Tuesday, June 19, 2012

XLP - a glance at relative performance

Sometimes to get a clearer picture of whats happening we have to look at relative performance. That is, one stock, ETF, Indices, etc vs another. The daily chart below is a relative performance (or ratio) chart of the XLP vs the SPY with an oscillator on the bottom portion. The quick look at this chart shows after underperforming the broad market for Q1 2012 by nearly 8%, consumer staples (XLP) has outperformed the broad market SPY in Q2 by approximately 4%. But more importantly the technical backdrop shows that recent outperformance waning and possibly setting up for a reversal.
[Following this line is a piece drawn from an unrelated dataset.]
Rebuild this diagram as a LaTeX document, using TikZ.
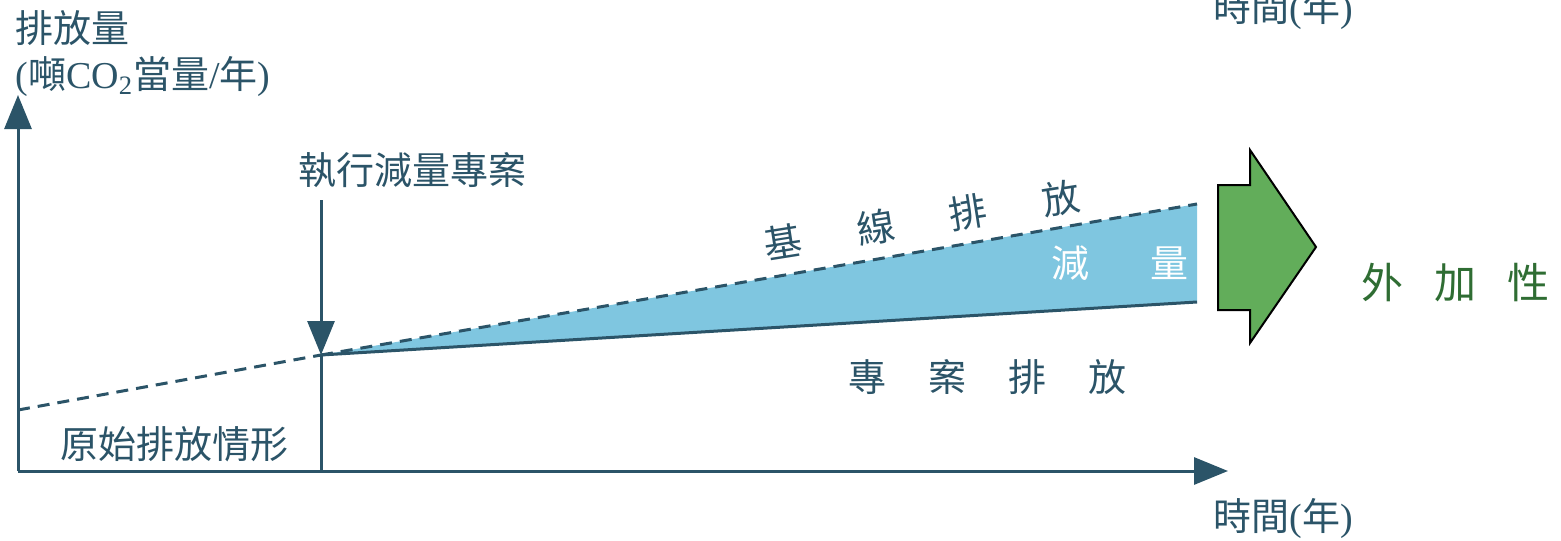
\documentclass[tikz,border=0pt]{standalone}
\usepackage{fontspec}
\setmainfont{Liberation Serif}
\newfontfamily\cjk{Noto Sans CJK TC}
\usetikzlibrary{arrows.meta}
\definecolor{ink}{HTML}{2B5468}
\definecolor{fillblue}{HTML}{7FC6E0}
\definecolor{agreen}{HTML}{62AD5A}
\definecolor{tgreen}{HTML}{2F6D33}
\begin{document}
\begin{tikzpicture}[x=0.5pt,y=-0.5pt,
  axis/.style={draw=ink, line width=1.5pt},
  tipped/.style={-{Triangle[length=17pt,width=13.5pt]}},
  lbl/.style={text=ink, font=\fontsize{19}{22}\selectfont, inner sep=0pt},
  dashline/.style={draw=ink, line width=1.5pt, dash pattern=on 6pt off 4pt},
  bigarrow/.style={draw=black, fill=agreen, line width=1pt, line join=miter}]
\useasboundingbox (0,0) rectangle (1561,540);
% coordinates
\coordinate (O) at (18,471);
\coordinate (Ytop) at (18,95);
\coordinate (Xend) at (1228,471);
\coordinate (Vtop) at (321,200);
\coordinate (Vbot) at (321,471);
\coordinate (S) at (321,355);
\coordinate (L0) at (18,410);
\coordinate (B1) at (1197,204);
\coordinate (P1) at (1197,302);
% reduction area
\fill[fillblue] (S) -- (B1) -- (P1) -- cycle;
% baseline & project lines
\draw[dashline] (L0) -- (S);
\draw[dashline] (S) -- (B1);
\draw[axis] (S) -- (P1);
% axes
\draw[axis, tipped] (O) -- (Ytop);
\draw[axis, tipped] (O) -- (Xend);
\draw[axis, tipped] (Vtop) -- (S);
\draw[axis] (S) -- (Vbot);
% big green arrow
\draw[bigarrow] (1218,185) -- (1250,185) -- (1250,150) -- (1316,247) -- (1250,343) -- (1250,310) -- (1218,310) -- cycle;
% labels
\node[lbl, anchor=west] (ylab1) at (15,28) {\cjk 排放量};
\node[lbl, anchor=west] (ylab2) at (15,77) {({\cjk 噸}CO\textsubscript{2}{\cjk 當量}/{\cjk 年})};
\node[lbl] (exec) at (412,170) {\cjk 執行減量專案};
\node[lbl] (orig) at (174,444) {\cjk 原始排放情形};
\node[lbl] (xlab) at (1283,519) {{\cjk 時間}({\cjk 年})};
\node[lbl] (xlabtop) at (1283,10) {{\cjk 時間}({\cjk 年})};
\node[lbl, rotate=9] (base) at (922,220) {\cjk 基\hspace{28pt}線\hspace{28pt}排\hspace{28pt}放};
\node[lbl] (proj) at (987.5,377) {\cjk 專\hspace{21pt}案\hspace{21pt}排\hspace{21pt}放};
\node[lbl, text=white] (red) at (1120,263) {\cjk 減\hspace{31pt}量};
\node[lbl, text=tgreen, font=\fontsize{21}{24}\selectfont] (add) at (1455,283) {\cjk 外\hspace{15.5pt}加\hspace{15.5pt}性};
\end{tikzpicture}
\end{document}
2 factors lead me to believe XLP is close to a period (likely months) of underperformance vs the broad market...a breach of its 20day moving average and a crossing down from an extended level of the oscillator on the lower portion of the chart.

As you can see from the chart below in December 2011 this ratio crossed below its 20day moving average but it was at a time when the oscillator was just crossing up over the 0 line with upwards momentum in its favor. Mixed signals with no high probability setup. Not only until momentum was extended, did another fall below the moving average lead to a sustained decline. These 2 instances occurring together made the probability of a fall much greater. And at the risk of stating the blatantly obvious, a high probability trade is where we want to be.

Currently the setup is similar...the ratio is crossing below its 20day moving average with the oscillator crossing down from an even higher extension than that of late 2011. At this point the only thing that can negate the weak setup is a move over 0.26 which is the recent high as well as the highs from late 2011. Otherwise look for the ratio to fall (XLP underperforming vs SPY) back towards 0.245 or lower in the weeks/months ahead.

How to possibly profit from this development - rotate out of XLP/components (or get short exposure to XLP/components) and get long exposure in sectors that look poised to outperform or sustain their current outperformance. Experienced traders can put on a ratio spread where they buy one (SPY) and short the other (XLP) dollar neutral. If you don't know what that is and would like to know please ask.